• _Goal_
Leave out the pictures and copy everything else below exactly.

• _Supplied data_
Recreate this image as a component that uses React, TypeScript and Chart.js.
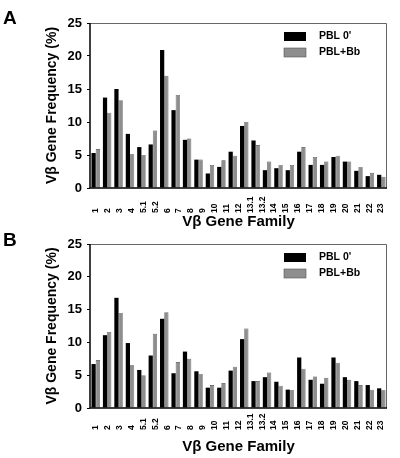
import React, { useEffect, useRef } from 'react';
import { Chart, registerables } from 'chart.js';

Chart.register(...registerables);

const FONT = '"Liberation Sans", Arial, Helvetica, sans-serif';

// Vβ gene family tick labels (as printed on the x axis)
const geneFamilies = ['1', '2', '3', '4', '5.1', '5.2', '6', '7', '8', '9', '10', '11', '12', '13.1', '13.2', '14', '15', '16', '17', '18', '19', '20', '21', '22', '23'];

const seriesNames = ["PBL 0'", 'PBL+Bb'];
const yTitle = 'Vβ Gene Frequency (%)';
const xTitle = 'Vβ Gene Family';

// Panel A values (%)
const panelA_PBL0 = [5.3, 13.7, 15.0, 8.2, 6.2, 6.6, 20.9, 11.8, 7.3, 4.3, 2.2, 3.2, 5.5, 9.4, 7.2, 2.7, 3.0, 2.7, 5.5, 3.5, 3.5, 4.7, 4.0, 2.6, 1.8, 2.0];
const panelA_PBLBb = [5.9, 11.4, 13.3, 5.1, 5.0, 8.7, 17.0, 14.1, 7.5, 4.3, 3.5, 4.2, 4.9, 10.0, 6.5, 4.0, 3.5, 3.5, 6.2, 4.7, 4.0, 4.9, 4.0, 3.2, 2.3, 1.7];

// Panel B values (%)
const panelB_PBL0 = [6.7, 11.1, 16.8, 9.9, 5.8, 8.0, 13.6, 5.3, 8.6, 5.6, 3.1, 3.1, 5.7, 10.5, 4.1, 4.7, 4.0, 2.8, 7.7, 4.3, 3.7, 7.7, 4.7, 4.1, 3.5, 3.0];
const panelB_PBLBb = [7.3, 11.6, 14.5, 6.5, 5.0, 11.3, 14.6, 7.0, 7.5, 5.2, 3.5, 3.8, 6.3, 12.1, 4.1, 5.4, 3.4, 2.7, 6.0, 4.8, 4.6, 6.9, 4.3, 3.5, 2.8, 2.7];

const yTicks = { min: 0, max: 25, step: 5 };

type PanelProps = {
  letter: string;
  pbl0: number[];
  pblBb: number[];
  top: number;
  height: number;
  chartTop: number;
  chartBottom: number;
  labelOffset: number;
  letterBaseline: number;
};

function Panel(props: PanelProps) {
  const ref = useRef<HTMLCanvasElement>(null);
  useEffect(() => {
    const canvas = ref.current!;
    const { letter, pbl0, pblBb, height, chartTop, chartBottom, labelOffset, letterBaseline } = props;
    const slots = pbl0.map((_, i) => String(i + 1));

    const decor = {
      id: 'decor',
      afterDraw(chart: any) {
        const { ctx, chartArea: a } = chart;
        ctx.save();
        // frame
        ctx.strokeStyle = '#666';
        ctx.lineWidth = 1;
        ctx.beginPath();
        ctx.moveTo(a.left, a.top + 0.5);
        ctx.lineTo(a.right - 0.5, a.top + 0.5);
        ctx.lineTo(a.right - 0.5, a.bottom);
        ctx.stroke();
        ctx.strokeStyle = '#000';
        ctx.lineWidth = 1.5;
        ctx.beginPath();
        ctx.moveTo(a.left, a.top);
        ctx.lineTo(a.left, a.bottom);
        ctx.lineTo(a.right, a.bottom);
        ctx.stroke();

        // x tick labels (rotated, bottom-aligned)
        const s = chart.scales.x2;
        const labels = s.getLabels();
        ctx.fillStyle = '#000';
        ctx.font = `bold 8.5px ${FONT}`;
        ctx.textAlign = 'left';
        ctx.textBaseline = 'middle';
        labels.forEach((lab: string, i: number) => {
          const x = s.getPixelForValue(i);
          ctx.save();
          ctx.translate(x, a.bottom + labelOffset);
          ctx.rotate(-Math.PI / 2);
          ctx.fillText(lab, 0, 0);
          ctx.restore();
        });

        // legend
        const ds = chart.data.datasets;
        ctx.font = `bold 10.5px ${FONT}`;
        ds.forEach((d: any, i: number) => {
          const by = a.top + 9 + i * 16;
          ctx.fillStyle = d.backgroundColor;
          ctx.fillRect(284, by, 22, 9);
          if (i === 1) {
            ctx.strokeStyle = '#555';
            ctx.lineWidth = 0.6;
            ctx.strokeRect(284, by, 22, 9);
          }
          ctx.fillStyle = '#000';
          ctx.textAlign = 'left';
          ctx.textBaseline = 'middle';
          ctx.fillText(d.label, 319, by + 4.5);
        });

        // panel letter
        ctx.font = `bold 19px ${FONT}`;
        ctx.textBaseline = 'alphabetic';
        ctx.fillText(letter, 3, letterBaseline);
        ctx.restore();
      },
    };

    const chart = new Chart(canvas, {
      type: 'bar',
      data: {
        labels: slots,
        datasets: [
          {
            label: seriesNames[0],
            data: pbl0,
            backgroundColor: '#000',
            borderWidth: 0,
            categoryPercentage: 0.74,
            barPercentage: 1.0,
          },
          {
            label: seriesNames[1],
            data: pblBb,
            backgroundColor: '#8e8e8e',
            borderColor: '#444',
            borderWidth: 0.6,
            categoryPercentage: 0.74,
            barPercentage: 1.0,
          },
        ],
      },
      options: {
        responsive: false,
        animation: false,
        events: [],
        layout: { padding: { top: chartTop, right: 13, left: 0, bottom: 0 } },
        plugins: { legend: { display: false }, tooltip: { enabled: false } },
        scales: {
          x: { display: false, offset: true },
          x2: {
            type: 'category',
            labels: geneFamilies,
            position: 'bottom',
            offset: true,
            grid: { display: false },
            border: { display: false },
            ticks: { display: false },
            title: {
              display: true,
              text: xTitle,
              color: '#000',
              font: { family: FONT, size: 15, weight: 'bold' },
              padding: { top: 0, bottom: 0 },
            },
            afterFit: (s: any) => {
              s.height = height - chartBottom;
            },
          },
          y: {
            min: yTicks.min,
            max: yTicks.max,
            ticks: {
              stepSize: yTicks.step,
              color: '#000',
              padding: 5,
              font: { family: FONT, size: 13, weight: 'bold' },
            },
            grid: { drawOnChartArea: false, drawTicks: true, tickLength: 3, color: '#000', lineWidth: 1 },
            border: { display: false },
            title: {
              display: true,
              text: yTitle,
              color: '#000',
              font: { family: FONT, size: 14, weight: 'bold' },
              padding: { top: 44, bottom: 0 },
            },
            afterFit: (s: any) => {
              s.width = 90;
            },
          },
        },
      } as any,
      plugins: [decor],
    });
    return () => chart.destroy();
  }, []);

  return (
    <canvas
      ref={ref}
      width={400}
      height={props.height}
      style={{ position: 'absolute', left: 0, top: props.top, width: 400, height: props.height }}
    />
  );
}

export default function App() {
  return (
    <div style={{ position: 'absolute', left: 0, top: 0, width: 400, height: 458, background: '#fff' }}>
      <Panel letter="A" pbl0={panelA_PBL0} pblBb={panelA_PBLBb} top={0} height={231} chartTop={23} chartBottom={188} labelOffset={25} letterBaseline={24} />
      <Panel letter="B" pbl0={panelB_PBL0} pblBb={panelB_PBLBb} top={229} height={227} chartTop={15} chartBottom={179} labelOffset={22} letterBaseline={17} />
    </div>
  );
}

• _Reply to the exercise_
Recreate this image as a component that uses React, TypeScript and Chart.js.
import React, { useEffect, useRef } from 'react';
import { Chart, registerables } from 'chart.js';

Chart.register(...registerables);

const FONT = '"Liberation Sans", Arial, Helvetica, sans-serif';

// Vβ gene family tick labels (as printed on the x axis)
const geneFamilies = ['1', '2', '3', '4', '5.1', '5.2', '6', '7', '8', '9', '10', '11', '12', '13.1', '13.2', '14', '15', '16', '17', '18', '19', '20', '21', '22', '23'];

const seriesNames = ["PBL 0'", 'PBL+Bb'];
const yTitle = 'Vβ Gene Frequency (%)';
const xTitle = 'Vβ Gene Family';

// Panel A values (%)
const panelA_PBL0 = [5.3, 13.7, 15.0, 8.2, 6.2, 6.6, 20.9, 11.8, 7.3, 4.3, 2.2, 3.2, 5.5, 9.4, 7.2, 2.7, 3.0, 2.7, 5.5, 3.5, 3.5, 4.7, 4.0, 2.6, 1.8, 2.0];
const panelA_PBLBb = [5.9, 11.4, 13.3, 5.1, 5.0, 8.7, 17.0, 14.1, 7.5, 4.3, 3.5, 4.2, 4.9, 10.0, 6.5, 4.0, 3.5, 3.5, 6.2, 4.7, 4.0, 4.9, 4.0, 3.2, 2.3, 1.7];

// Panel B values (%)
const panelB_PBL0 = [6.7, 11.1, 16.8, 9.9, 5.8, 8.0, 13.6, 5.3, 8.6, 5.6, 3.1, 3.1, 5.7, 10.5, 4.1, 4.7, 4.0, 2.8, 7.7, 4.3, 3.7, 7.7, 4.7, 4.1, 3.5, 3.0];
const panelB_PBLBb = [7.3, 11.6, 14.5, 6.5, 5.0, 11.3, 14.6, 7.0, 7.5, 5.2, 3.5, 3.8, 6.3, 12.1, 4.1, 5.4, 3.4, 2.7, 6.0, 4.8, 4.6, 6.9, 4.3, 3.5, 2.8, 2.7];

const yTicks = { min: 0, max: 25, step: 5 };

type PanelProps = {
  letter: string;
  pbl0: number[];
  pblBb: number[];
  top: number;
  height: number;
  chartTop: number;
  chartBottom: number;
  labelOffset: number;
  letterBaseline: number;
};

function Panel(props: PanelProps) {
  const ref = useRef<HTMLCanvasElement>(null);
  useEffect(() => {
    const canvas = ref.current!;
    const { letter, pbl0, pblBb, height, chartTop, chartBottom, labelOffset, letterBaseline } = props;
    const slots = pbl0.map((_, i) => String(i + 1));

    const decor = {
      id: 'decor',
      afterDraw(chart: any) {
        const { ctx, chartArea: a } = chart;
        ctx.save();
        // frame
        ctx.strokeStyle = '#666';
        ctx.lineWidth = 1;
        ctx.beginPath();
        ctx.moveTo(a.left, a.top + 0.5);
        ctx.lineTo(a.right - 0.5, a.top + 0.5);
        ctx.lineTo(a.right - 0.5, a.bottom);
        ctx.stroke();
        ctx.strokeStyle = '#000';
        ctx.lineWidth = 1.5;
        ctx.beginPath();
        ctx.moveTo(a.left, a.top);
        ctx.lineTo(a.left, a.bottom);
        ctx.lineTo(a.right, a.bottom);
        ctx.stroke();

        // x tick labels (rotated, bottom-aligned)
        const s = chart.scales.x2;
        const labels = s.getLabels();
        ctx.fillStyle = '#000';
        ctx.font = `bold 8.5px ${FONT}`;
        ctx.textAlign = 'left';
        ctx.textBaseline = 'middle';
        labels.forEach((lab: string, i: number) => {
          const x = s.getPixelForValue(i);
          ctx.save();
          ctx.translate(x, a.bottom + labelOffset);
          ctx.rotate(-Math.PI / 2);
          ctx.fillText(lab, 0, 0);
          ctx.restore();
        });

        // legend
        const ds = chart.data.datasets;
        ctx.font = `bold 10.5px ${FONT}`;
        ds.forEach((d: any, i: number) => {
          const by = a.top + 9 + i * 16;
          ctx.fillStyle = d.backgroundColor;
          ctx.fillRect(284, by, 22, 9);
          if (i === 1) {
            ctx.strokeStyle = '#555';
            ctx.lineWidth = 0.6;
            ctx.strokeRect(284, by, 22, 9);
          }
          ctx.fillStyle = '#000';
          ctx.textAlign = 'left';
          ctx.textBaseline = 'middle';
          ctx.fillText(d.label, 319, by + 4.5);
        });

        // panel letter
        ctx.font = `bold 19px ${FONT}`;
        ctx.textBaseline = 'alphabetic';
        ctx.fillText(letter, 3, letterBaseline);
        ctx.restore();
      },
    };

    const chart = new Chart(canvas, {
      type: 'bar',
      data: {
        labels: slots,
        datasets: [
          {
            label: seriesNames[0],
            data: pbl0,
            backgroundColor: '#000',
            borderWidth: 0,
            categoryPercentage: 0.74,
            barPercentage: 1.0,
          },
          {
            label: seriesNames[1],
            data: pblBb,
            backgroundColor: '#8e8e8e',
            borderColor: '#444',
            borderWidth: 0.6,
            categoryPercentage: 0.74,
            barPercentage: 1.0,
          },
        ],
      },
      options: {
        responsive: false,
        animation: false,
        events: [],
        layout: { padding: { top: chartTop, right: 13, left: 0, bottom: 0 } },
        plugins: { legend: { display: false }, tooltip: { enabled: false } },
        scales: {
          x: { display: false, offset: true },
          x2: {
            type: 'category',
            labels: geneFamilies,
            position: 'bottom',
            offset: true,
            grid: { display: false },
            border: { display: false },
            ticks: { display: false },
            title: {
              display: true,
              text: xTitle,
              color: '#000',
              font: { family: FONT, size: 15, weight: 'bold' },
              padding: { top: 0, bottom: 0 },
            },
            afterFit: (s: any) => {
              s.height = height - chartBottom;
            },
          },
          y: {
            min: yTicks.min,
            max: yTicks.max,
            ticks: {
              stepSize: yTicks.step,
              color: '#000',
              padding: 5,
              font: { family: FONT, size: 13, weight: 'bold' },
            },
            grid: { drawOnChartArea: false, drawTicks: true, tickLength: 3, color: '#000', lineWidth: 1 },
            border: { display: false },
            title: {
              display: true,
              text: yTitle,
              color: '#000',
              font: { family: FONT, size: 14, weight: 'bold' },
              padding: { top: 44, bottom: 0 },
            },
            afterFit: (s: any) => {
              s.width = 90;
            },
          },
        },
      } as any,
      plugins: [decor],
    });
    return () => chart.destroy();
  }, []);

  return (
    <canvas
      ref={ref}
      width={400}
      height={props.height}
      style={{ position: 'absolute', left: 0, top: props.top, width: 400, height: props.height }}
    />
  );
}

export default function App() {
  return (
    <div style={{ position: 'absolute', left: 0, top: 0, width: 400, height: 458, background: '#fff' }}>
      <Panel letter="A" pbl0={panelA_PBL0} pblBb={panelA_PBLBb} top={0} height={231} chartTop={23} chartBottom={188} labelOffset={25} letterBaseline={24} />
      <Panel letter="B" pbl0={panelB_PBL0} pblBb={panelB_PBLBb} top={229} height={227} chartTop={15} chartBottom={179} labelOffset={22} letterBaseline={17} />
    </div>
  );
}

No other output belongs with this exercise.